--- start Records to use ---

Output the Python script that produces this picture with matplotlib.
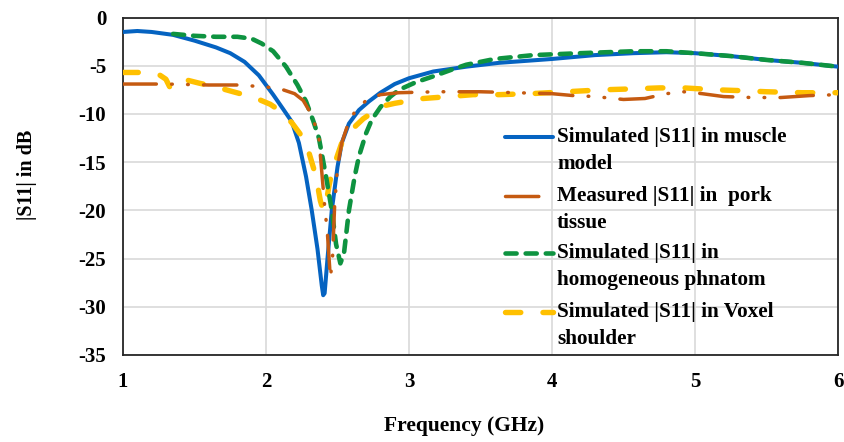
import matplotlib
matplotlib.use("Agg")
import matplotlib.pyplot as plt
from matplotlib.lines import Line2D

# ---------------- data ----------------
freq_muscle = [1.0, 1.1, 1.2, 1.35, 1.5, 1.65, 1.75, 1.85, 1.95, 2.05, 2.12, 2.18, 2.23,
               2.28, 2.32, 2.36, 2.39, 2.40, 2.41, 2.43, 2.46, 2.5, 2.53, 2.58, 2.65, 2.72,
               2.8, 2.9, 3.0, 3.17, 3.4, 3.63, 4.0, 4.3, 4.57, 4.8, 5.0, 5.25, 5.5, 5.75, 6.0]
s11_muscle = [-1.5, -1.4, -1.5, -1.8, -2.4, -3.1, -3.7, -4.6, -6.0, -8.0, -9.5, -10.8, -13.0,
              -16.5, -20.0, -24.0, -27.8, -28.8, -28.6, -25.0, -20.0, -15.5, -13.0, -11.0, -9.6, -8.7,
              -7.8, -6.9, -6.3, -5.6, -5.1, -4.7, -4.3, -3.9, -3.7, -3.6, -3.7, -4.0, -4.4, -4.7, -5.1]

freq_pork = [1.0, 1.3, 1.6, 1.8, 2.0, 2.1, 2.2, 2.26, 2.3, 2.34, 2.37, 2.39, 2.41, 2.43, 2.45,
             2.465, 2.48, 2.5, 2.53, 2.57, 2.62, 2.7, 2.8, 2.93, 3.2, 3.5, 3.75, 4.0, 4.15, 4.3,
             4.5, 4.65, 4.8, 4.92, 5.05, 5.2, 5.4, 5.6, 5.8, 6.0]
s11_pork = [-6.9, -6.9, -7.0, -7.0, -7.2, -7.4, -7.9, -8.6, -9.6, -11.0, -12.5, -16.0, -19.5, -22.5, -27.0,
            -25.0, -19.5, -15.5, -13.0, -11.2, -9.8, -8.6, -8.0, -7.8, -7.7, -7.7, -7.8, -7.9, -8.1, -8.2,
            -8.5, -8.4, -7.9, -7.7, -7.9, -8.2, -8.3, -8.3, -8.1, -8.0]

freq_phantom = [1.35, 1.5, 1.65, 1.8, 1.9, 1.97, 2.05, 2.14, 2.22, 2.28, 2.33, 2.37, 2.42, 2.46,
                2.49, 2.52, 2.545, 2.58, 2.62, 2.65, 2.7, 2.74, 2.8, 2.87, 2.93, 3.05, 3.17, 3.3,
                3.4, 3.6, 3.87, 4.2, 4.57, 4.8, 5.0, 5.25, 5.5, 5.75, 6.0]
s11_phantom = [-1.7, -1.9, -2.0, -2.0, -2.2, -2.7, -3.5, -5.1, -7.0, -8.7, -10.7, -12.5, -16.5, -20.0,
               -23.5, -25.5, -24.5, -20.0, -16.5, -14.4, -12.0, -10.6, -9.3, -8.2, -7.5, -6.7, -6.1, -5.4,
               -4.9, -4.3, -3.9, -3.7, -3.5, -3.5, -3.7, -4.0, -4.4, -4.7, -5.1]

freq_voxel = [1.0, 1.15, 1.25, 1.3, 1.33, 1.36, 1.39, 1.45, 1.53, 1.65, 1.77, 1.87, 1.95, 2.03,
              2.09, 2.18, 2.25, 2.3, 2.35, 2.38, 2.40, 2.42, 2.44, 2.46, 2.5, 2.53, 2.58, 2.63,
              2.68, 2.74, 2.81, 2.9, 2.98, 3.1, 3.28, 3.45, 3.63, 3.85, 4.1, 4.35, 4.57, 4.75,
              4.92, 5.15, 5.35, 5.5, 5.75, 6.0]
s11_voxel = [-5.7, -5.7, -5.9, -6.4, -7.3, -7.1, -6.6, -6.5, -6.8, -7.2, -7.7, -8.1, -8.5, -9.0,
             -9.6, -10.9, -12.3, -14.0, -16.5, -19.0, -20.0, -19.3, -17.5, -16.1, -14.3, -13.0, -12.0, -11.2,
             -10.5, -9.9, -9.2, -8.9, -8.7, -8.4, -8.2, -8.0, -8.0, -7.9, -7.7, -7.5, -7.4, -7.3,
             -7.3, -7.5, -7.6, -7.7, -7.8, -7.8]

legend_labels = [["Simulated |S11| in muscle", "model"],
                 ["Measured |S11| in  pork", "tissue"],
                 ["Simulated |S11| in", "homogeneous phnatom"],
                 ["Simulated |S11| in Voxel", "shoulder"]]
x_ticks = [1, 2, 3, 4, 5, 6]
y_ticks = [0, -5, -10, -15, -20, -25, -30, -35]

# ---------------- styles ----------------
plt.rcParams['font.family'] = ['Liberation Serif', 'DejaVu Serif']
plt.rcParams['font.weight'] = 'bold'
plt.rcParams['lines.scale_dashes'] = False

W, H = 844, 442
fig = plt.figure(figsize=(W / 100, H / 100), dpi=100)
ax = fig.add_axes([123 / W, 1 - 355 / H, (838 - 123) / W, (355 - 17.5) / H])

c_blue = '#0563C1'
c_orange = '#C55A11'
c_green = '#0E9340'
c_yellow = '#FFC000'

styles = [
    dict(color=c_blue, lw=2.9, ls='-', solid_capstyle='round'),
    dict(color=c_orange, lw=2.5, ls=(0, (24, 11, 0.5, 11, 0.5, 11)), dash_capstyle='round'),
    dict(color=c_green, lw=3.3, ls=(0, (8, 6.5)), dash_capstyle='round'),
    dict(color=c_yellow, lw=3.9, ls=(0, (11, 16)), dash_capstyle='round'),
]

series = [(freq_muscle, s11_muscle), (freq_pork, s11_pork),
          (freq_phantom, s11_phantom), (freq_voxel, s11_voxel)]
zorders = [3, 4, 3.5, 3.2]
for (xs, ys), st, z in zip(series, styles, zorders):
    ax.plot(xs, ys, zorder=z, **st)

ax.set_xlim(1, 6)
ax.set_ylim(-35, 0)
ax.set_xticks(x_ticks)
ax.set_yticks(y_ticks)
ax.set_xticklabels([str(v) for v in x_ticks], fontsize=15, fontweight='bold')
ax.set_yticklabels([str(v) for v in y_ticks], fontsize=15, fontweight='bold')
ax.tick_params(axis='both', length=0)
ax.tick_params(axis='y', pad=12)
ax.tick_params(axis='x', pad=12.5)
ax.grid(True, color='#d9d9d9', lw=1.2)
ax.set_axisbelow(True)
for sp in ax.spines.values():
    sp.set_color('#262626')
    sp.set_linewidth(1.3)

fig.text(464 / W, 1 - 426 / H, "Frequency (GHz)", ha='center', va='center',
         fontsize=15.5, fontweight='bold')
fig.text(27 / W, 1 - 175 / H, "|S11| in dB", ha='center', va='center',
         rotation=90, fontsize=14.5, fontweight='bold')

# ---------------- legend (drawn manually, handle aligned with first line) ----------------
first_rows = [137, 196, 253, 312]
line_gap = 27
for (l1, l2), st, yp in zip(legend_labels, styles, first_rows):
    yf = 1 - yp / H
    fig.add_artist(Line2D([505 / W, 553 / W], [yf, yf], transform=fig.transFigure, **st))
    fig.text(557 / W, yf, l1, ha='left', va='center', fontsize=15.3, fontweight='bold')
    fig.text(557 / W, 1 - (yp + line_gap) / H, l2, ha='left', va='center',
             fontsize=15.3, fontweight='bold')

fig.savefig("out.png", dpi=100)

--- end Records to use ---
--- start Records to use ---

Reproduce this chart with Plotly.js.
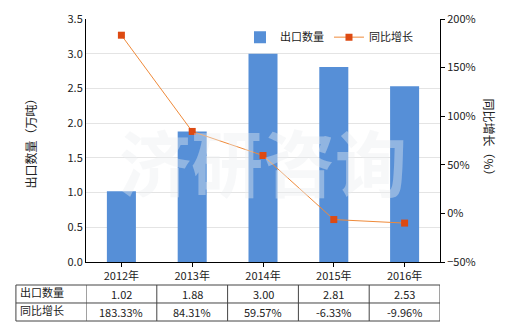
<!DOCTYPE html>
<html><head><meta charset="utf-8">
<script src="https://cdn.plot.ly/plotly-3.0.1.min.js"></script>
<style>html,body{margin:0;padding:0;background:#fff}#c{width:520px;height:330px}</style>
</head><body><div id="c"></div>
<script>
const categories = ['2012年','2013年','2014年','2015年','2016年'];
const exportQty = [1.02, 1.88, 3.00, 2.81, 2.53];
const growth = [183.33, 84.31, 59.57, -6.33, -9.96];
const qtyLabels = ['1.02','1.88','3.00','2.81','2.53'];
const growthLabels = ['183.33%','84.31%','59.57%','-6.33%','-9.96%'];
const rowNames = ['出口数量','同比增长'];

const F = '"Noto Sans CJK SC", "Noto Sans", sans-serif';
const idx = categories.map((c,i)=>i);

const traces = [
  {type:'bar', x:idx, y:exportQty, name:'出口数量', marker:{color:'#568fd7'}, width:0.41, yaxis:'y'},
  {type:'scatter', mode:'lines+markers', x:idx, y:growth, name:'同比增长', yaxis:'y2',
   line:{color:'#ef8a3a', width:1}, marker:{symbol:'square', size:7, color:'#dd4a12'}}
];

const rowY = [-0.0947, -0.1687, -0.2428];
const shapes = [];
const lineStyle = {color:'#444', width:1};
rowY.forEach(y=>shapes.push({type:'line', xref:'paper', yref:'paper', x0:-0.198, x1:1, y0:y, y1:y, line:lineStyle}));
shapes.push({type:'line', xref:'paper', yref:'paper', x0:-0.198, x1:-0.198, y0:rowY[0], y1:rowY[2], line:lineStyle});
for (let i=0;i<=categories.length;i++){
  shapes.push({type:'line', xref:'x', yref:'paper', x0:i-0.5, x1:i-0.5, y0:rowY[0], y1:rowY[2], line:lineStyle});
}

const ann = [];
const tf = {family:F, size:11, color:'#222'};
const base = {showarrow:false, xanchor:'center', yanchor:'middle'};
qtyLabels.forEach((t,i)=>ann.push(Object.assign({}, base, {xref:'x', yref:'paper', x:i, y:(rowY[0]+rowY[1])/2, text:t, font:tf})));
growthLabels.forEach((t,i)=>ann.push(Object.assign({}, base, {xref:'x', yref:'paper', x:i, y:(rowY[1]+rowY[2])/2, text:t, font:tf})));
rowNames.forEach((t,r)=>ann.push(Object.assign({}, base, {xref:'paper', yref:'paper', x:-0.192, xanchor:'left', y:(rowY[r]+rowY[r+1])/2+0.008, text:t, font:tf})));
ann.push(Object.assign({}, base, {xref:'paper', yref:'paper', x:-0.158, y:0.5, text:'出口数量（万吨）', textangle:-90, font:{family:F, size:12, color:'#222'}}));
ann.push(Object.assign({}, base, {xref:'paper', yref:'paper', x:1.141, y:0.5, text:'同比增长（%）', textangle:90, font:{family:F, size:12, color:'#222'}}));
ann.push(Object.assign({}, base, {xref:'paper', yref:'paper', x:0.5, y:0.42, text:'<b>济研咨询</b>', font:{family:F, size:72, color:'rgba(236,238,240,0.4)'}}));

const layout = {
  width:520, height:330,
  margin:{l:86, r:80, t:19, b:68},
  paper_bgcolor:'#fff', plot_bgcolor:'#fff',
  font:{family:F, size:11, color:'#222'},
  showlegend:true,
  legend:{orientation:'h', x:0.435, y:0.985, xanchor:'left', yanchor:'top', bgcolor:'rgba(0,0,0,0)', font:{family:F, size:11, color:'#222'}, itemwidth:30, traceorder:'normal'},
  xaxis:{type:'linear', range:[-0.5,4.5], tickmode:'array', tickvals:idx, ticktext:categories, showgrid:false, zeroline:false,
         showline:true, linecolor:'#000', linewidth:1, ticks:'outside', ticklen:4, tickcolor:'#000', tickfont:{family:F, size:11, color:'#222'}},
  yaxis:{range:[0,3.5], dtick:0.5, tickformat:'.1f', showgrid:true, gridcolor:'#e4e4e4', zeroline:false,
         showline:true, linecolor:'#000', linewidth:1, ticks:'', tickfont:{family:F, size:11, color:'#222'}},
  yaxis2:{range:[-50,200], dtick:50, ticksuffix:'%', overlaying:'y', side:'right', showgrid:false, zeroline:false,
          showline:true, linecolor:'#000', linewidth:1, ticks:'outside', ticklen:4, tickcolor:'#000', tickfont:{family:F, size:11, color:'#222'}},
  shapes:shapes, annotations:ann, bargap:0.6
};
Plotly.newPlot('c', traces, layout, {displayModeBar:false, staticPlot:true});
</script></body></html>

--- end Records to use ---
--- start Records to use ---

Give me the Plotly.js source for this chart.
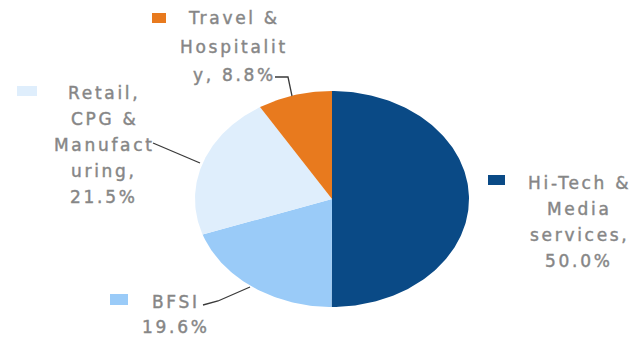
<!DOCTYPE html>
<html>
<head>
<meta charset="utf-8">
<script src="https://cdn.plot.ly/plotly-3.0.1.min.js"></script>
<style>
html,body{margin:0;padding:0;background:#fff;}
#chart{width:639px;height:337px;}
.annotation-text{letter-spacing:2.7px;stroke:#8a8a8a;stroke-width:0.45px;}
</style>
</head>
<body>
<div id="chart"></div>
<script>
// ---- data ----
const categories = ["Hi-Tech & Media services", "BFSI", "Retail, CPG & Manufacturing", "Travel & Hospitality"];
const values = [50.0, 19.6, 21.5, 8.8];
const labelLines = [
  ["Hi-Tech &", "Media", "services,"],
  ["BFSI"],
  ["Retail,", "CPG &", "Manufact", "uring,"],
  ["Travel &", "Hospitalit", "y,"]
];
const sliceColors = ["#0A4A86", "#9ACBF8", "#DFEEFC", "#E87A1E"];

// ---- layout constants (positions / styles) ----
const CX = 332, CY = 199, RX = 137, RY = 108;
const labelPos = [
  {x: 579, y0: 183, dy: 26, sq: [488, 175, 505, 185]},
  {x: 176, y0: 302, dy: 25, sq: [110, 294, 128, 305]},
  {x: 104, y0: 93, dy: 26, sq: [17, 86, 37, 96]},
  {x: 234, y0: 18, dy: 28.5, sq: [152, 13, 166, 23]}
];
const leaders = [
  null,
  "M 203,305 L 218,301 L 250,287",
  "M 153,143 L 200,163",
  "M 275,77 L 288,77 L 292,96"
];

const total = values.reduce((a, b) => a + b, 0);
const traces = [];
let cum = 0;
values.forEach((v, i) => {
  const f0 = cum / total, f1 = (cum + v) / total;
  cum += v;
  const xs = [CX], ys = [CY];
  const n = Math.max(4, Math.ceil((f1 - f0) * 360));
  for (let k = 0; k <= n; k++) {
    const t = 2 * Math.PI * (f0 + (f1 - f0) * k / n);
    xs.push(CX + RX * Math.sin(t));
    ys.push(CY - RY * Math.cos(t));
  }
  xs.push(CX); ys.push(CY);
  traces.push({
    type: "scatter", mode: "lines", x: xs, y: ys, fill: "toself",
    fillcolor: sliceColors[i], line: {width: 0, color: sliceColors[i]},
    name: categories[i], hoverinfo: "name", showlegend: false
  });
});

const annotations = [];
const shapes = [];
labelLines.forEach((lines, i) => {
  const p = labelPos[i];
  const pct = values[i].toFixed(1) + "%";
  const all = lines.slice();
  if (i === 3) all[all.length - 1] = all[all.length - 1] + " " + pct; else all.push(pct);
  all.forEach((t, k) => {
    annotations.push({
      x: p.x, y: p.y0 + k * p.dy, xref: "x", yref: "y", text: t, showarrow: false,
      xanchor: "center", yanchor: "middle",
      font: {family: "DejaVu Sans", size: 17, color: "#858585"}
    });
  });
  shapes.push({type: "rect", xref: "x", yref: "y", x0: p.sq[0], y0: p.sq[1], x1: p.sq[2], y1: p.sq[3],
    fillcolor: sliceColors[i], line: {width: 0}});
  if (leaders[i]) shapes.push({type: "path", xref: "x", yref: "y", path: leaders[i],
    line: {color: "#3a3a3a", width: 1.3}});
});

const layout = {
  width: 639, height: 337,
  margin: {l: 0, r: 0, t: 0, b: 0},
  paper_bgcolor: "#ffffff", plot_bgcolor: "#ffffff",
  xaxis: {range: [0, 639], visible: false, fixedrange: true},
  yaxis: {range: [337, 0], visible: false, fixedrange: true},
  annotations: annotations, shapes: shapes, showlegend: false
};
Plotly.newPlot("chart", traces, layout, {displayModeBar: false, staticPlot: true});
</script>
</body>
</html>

--- end Records to use ---

### Written problem
Exclude any pictures, and restate word for word the lines from the one containing "Output the Python" through the one containing "from matplotlib.lines import Line2D", both included.

### Response to the exercise
Output the Python script that produces this picture with matplotlib.
import matplotlib
matplotlib.use("Agg")
import matplotlib.pyplot as plt
from matplotlib.lines import Line2D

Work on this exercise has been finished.